Prompt
Reproduce the lines of the material exactly, excluding every image.

-- start of Given data --

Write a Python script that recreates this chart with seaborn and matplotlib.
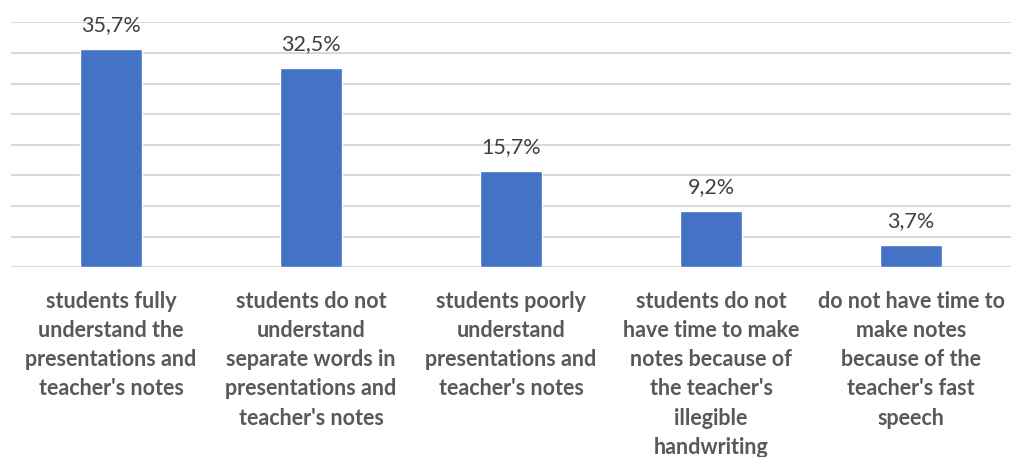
import matplotlib
matplotlib.use("Agg")
import matplotlib.pyplot as plt
import seaborn as sns

categories = [
    "students fully\nunderstand the\npresentations and\nteacher's notes",
    "students do not\nunderstand\nseparate words in\npresentations and\nteacher's notes",
    "students poorly\nunderstand\npresentations and\nteacher's notes",
    "students do not\nhave time to make\nnotes because of\nthe teacher's\nillegible\nhandwriting",
    "do not have time to\nmake notes\nbecause of the\nteacher's fast\nspeech",
]
values = [35.7, 32.5, 15.7, 9.2, 3.7]

sns.set_theme(style="white")
plt.rcParams["font.family"] = ["Lato", "DejaVu Sans"]

fig = plt.figure(figsize=(10.13, 4.57), dpi=100)
ax = fig.add_axes([11 / 1013, 1 - 267.3 / 457, 1000 / 1013, (267.3 - 22.3) / 457])

sns.barplot(x=categories, y=values, color="#4472C4", width=0.31, saturation=1, ax=ax)

ax.set_ylim(0, 40)
ax.set_yticks(range(0, 41, 5))
ax.yaxis.grid(True, color="#d9d9d9", linewidth=1.5)
ax.set_axisbelow(True)
ax.tick_params(axis="y", left=False, labelleft=False)
ax.tick_params(axis="x", bottom=False, pad=11)
for s in ax.spines.values():
    s.set_visible(False)

for lab in ax.get_xticklabels():
    lab.set_fontweight("bold")
    lab.set_fontsize(15.5)
    lab.set_color("#595959")
    lab.set_linespacing(1.48)

ax.bar_label(ax.containers[0],
             labels=[f"{v:.1f}%".replace(".", ",") for v in values],
             padding=10, fontsize=15.5, color="#404040")
ax.set_xlim(-0.5, 4.5)

fig.savefig("out.png", dpi=100)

-- end of Given data --

Answer
Write a Python script that recreates this chart with seaborn and matplotlib.
import matplotlib
matplotlib.use("Agg")
import matplotlib.pyplot as plt
import seaborn as sns

categories = [
    "students fully\nunderstand the\npresentations and\nteacher's notes",
    "students do not\nunderstand\nseparate words in\npresentations and\nteacher's notes",
    "students poorly\nunderstand\npresentations and\nteacher's notes",
    "students do not\nhave time to make\nnotes because of\nthe teacher's\nillegible\nhandwriting",
    "do not have time to\nmake notes\nbecause of the\nteacher's fast\nspeech",
]
values = [35.7, 32.5, 15.7, 9.2, 3.7]

sns.set_theme(style="white")
plt.rcParams["font.family"] = ["Lato", "DejaVu Sans"]

fig = plt.figure(figsize=(10.13, 4.57), dpi=100)
ax = fig.add_axes([11 / 1013, 1 - 267.3 / 457, 1000 / 1013, (267.3 - 22.3) / 457])

sns.barplot(x=categories, y=values, color="#4472C4", width=0.31, saturation=1, ax=ax)

ax.set_ylim(0, 40)
ax.set_yticks(range(0, 41, 5))
ax.yaxis.grid(True, color="#d9d9d9", linewidth=1.5)
ax.set_axisbelow(True)
ax.tick_params(axis="y", left=False, labelleft=False)
ax.tick_params(axis="x", bottom=False, pad=11)
for s in ax.spines.values():
    s.set_visible(False)

for lab in ax.get_xticklabels():
    lab.set_fontweight("bold")
    lab.set_fontsize(15.5)
    lab.set_color("#595959")
    lab.set_linespacing(1.48)

ax.bar_label(ax.containers[0],
             labels=[f"{v:.1f}%".replace(".", ",") for v in values],
             padding=10, fontsize=15.5, color="#404040")
ax.set_xlim(-0.5, 4.5)

fig.savefig("out.png", dpi=100)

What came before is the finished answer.